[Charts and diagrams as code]
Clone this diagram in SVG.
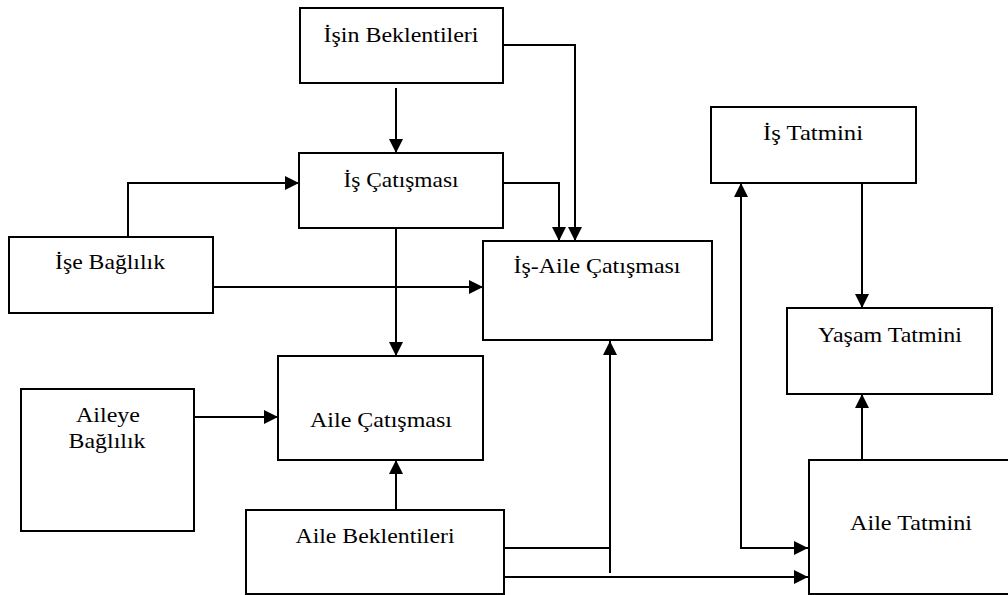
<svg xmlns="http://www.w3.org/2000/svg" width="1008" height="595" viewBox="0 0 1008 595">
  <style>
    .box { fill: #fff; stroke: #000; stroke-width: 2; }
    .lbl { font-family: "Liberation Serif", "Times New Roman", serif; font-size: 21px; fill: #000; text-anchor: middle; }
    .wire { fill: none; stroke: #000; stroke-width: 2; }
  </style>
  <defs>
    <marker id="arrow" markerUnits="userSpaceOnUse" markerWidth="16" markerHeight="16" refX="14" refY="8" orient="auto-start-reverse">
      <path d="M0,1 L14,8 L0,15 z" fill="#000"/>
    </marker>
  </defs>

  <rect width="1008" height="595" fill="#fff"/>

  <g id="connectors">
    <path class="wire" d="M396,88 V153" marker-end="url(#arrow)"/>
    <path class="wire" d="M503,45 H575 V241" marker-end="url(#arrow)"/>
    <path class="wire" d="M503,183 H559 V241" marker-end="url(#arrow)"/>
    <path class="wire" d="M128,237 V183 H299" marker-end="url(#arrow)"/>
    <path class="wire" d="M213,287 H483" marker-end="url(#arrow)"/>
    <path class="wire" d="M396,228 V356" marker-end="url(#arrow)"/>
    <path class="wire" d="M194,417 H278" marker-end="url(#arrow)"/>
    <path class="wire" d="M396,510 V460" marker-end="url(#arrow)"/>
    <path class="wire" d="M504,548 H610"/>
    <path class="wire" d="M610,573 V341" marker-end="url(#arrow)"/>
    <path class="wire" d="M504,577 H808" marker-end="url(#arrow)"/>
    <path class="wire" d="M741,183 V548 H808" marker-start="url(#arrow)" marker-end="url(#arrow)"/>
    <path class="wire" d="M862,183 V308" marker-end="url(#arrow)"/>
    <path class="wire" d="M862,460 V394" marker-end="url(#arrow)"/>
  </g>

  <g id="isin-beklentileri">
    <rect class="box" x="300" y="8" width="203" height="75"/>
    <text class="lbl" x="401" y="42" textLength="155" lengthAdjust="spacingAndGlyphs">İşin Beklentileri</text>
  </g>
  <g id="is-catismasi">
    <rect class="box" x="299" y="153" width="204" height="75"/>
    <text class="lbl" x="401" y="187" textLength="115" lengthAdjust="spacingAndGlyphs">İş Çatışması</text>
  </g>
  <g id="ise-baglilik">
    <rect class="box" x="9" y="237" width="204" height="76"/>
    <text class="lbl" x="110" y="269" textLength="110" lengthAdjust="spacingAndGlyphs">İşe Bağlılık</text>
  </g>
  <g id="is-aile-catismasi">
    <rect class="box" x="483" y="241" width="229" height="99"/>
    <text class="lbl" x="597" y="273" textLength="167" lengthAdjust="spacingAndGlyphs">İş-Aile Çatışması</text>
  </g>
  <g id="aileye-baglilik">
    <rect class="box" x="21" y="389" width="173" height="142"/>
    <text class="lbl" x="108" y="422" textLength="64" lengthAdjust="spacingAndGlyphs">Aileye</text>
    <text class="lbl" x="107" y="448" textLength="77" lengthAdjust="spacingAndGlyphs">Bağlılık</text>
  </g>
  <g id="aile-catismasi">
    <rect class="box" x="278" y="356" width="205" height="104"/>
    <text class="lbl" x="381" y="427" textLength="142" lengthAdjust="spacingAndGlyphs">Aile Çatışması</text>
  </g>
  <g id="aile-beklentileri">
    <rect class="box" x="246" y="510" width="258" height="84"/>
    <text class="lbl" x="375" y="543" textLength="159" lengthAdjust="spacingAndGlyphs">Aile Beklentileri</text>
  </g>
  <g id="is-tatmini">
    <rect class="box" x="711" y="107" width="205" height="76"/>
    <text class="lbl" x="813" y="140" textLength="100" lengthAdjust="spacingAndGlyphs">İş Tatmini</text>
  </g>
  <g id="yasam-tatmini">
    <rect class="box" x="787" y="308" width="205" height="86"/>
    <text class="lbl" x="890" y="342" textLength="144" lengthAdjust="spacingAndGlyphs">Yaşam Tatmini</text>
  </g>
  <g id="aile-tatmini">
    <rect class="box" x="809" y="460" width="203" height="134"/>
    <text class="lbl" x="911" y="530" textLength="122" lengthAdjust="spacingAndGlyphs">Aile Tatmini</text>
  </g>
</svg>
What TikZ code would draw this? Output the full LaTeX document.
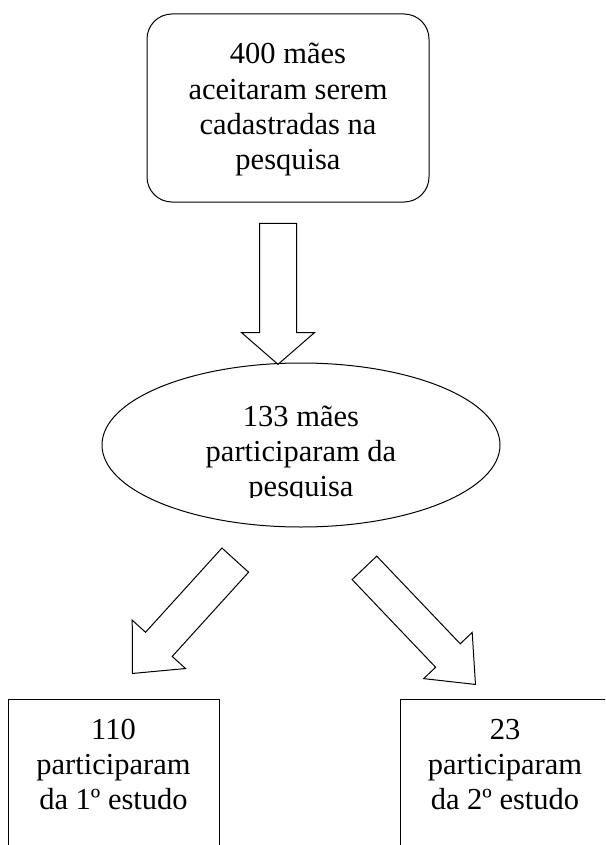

■ **Written instruction**
Set the pictures aside and transcribe the data above exactly.

■ **Written response**
Clone this diagram in SVG.
<svg xmlns="http://www.w3.org/2000/svg" width="1008" height="595" viewBox="0 0 1008 595">
  <style>
    .box { fill: #fff; stroke: #000; stroke-width: 2; }
    .lbl { font-family: "Liberation Serif", "Times New Roman", serif; font-size: 21px; fill: #000; text-anchor: middle; }
    .wire { fill: none; stroke: #000; stroke-width: 2; }
  </style>
  <defs>
    <marker id="arrow" markerUnits="userSpaceOnUse" markerWidth="16" markerHeight="16" refX="14" refY="8" orient="auto-start-reverse">
      <path d="M0,1 L14,8 L0,15 z" fill="#000"/>
    </marker>
  </defs>

  <rect width="1008" height="595" fill="#fff"/>

  <g id="connectors">
    <path class="wire" d="M396,88 V153" marker-end="url(#arrow)"/>
    <path class="wire" d="M503,45 H575 V241" marker-end="url(#arrow)"/>
    <path class="wire" d="M503,183 H559 V241" marker-end="url(#arrow)"/>
    <path class="wire" d="M128,237 V183 H299" marker-end="url(#arrow)"/>
    <path class="wire" d="M213,287 H483" marker-end="url(#arrow)"/>
    <path class="wire" d="M396,228 V356" marker-end="url(#arrow)"/>
    <path class="wire" d="M194,417 H278" marker-end="url(#arrow)"/>
    <path class="wire" d="M396,510 V460" marker-end="url(#arrow)"/>
    <path class="wire" d="M504,548 H610"/>
    <path class="wire" d="M610,573 V341" marker-end="url(#arrow)"/>
    <path class="wire" d="M504,577 H808" marker-end="url(#arrow)"/>
    <path class="wire" d="M741,183 V548 H808" marker-start="url(#arrow)" marker-end="url(#arrow)"/>
    <path class="wire" d="M862,183 V308" marker-end="url(#arrow)"/>
    <path class="wire" d="M862,460 V394" marker-end="url(#arrow)"/>
  </g>

  <g id="isin-beklentileri">
    <rect class="box" x="300" y="8" width="203" height="75"/>
    <text class="lbl" x="401" y="42" textLength="155" lengthAdjust="spacingAndGlyphs">İşin Beklentileri</text>
  </g>
  <g id="is-catismasi">
    <rect class="box" x="299" y="153" width="204" height="75"/>
    <text class="lbl" x="401" y="187" textLength="115" lengthAdjust="spacingAndGlyphs">İş Çatışması</text>
  </g>
  <g id="ise-baglilik">
    <rect class="box" x="9" y="237" width="204" height="76"/>
    <text class="lbl" x="110" y="269" textLength="110" lengthAdjust="spacingAndGlyphs">İşe Bağlılık</text>
  </g>
  <g id="is-aile-catismasi">
    <rect class="box" x="483" y="241" width="229" height="99"/>
    <text class="lbl" x="597" y="273" textLength="167" lengthAdjust="spacingAndGlyphs">İş-Aile Çatışması</text>
  </g>
  <g id="aileye-baglilik">
    <rect class="box" x="21" y="389" width="173" height="142"/>
    <text class="lbl" x="108" y="422" textLength="64" lengthAdjust="spacingAndGlyphs">Aileye</text>
    <text class="lbl" x="107" y="448" textLength="77" lengthAdjust="spacingAndGlyphs">Bağlılık</text>
  </g>
  <g id="aile-catismasi">
    <rect class="box" x="278" y="356" width="205" height="104"/>
    <text class="lbl" x="381" y="427" textLength="142" lengthAdjust="spacingAndGlyphs">Aile Çatışması</text>
  </g>
  <g id="aile-beklentileri">
    <rect class="box" x="246" y="510" width="258" height="84"/>
    <text class="lbl" x="375" y="543" textLength="159" lengthAdjust="spacingAndGlyphs">Aile Beklentileri</text>
  </g>
  <g id="is-tatmini">
    <rect class="box" x="711" y="107" width="205" height="76"/>
    <text class="lbl" x="813" y="140" textLength="100" lengthAdjust="spacingAndGlyphs">İş Tatmini</text>
  </g>
  <g id="yasam-tatmini">
    <rect class="box" x="787" y="308" width="205" height="86"/>
    <text class="lbl" x="890" y="342" textLength="144" lengthAdjust="spacingAndGlyphs">Yaşam Tatmini</text>
  </g>
  <g id="aile-tatmini">
    <rect class="box" x="809" y="460" width="203" height="134"/>
    <text class="lbl" x="911" y="530" textLength="122" lengthAdjust="spacingAndGlyphs">Aile Tatmini</text>
  </g>
</svg>
What TikZ code would draw this? Output the full LaTeX document.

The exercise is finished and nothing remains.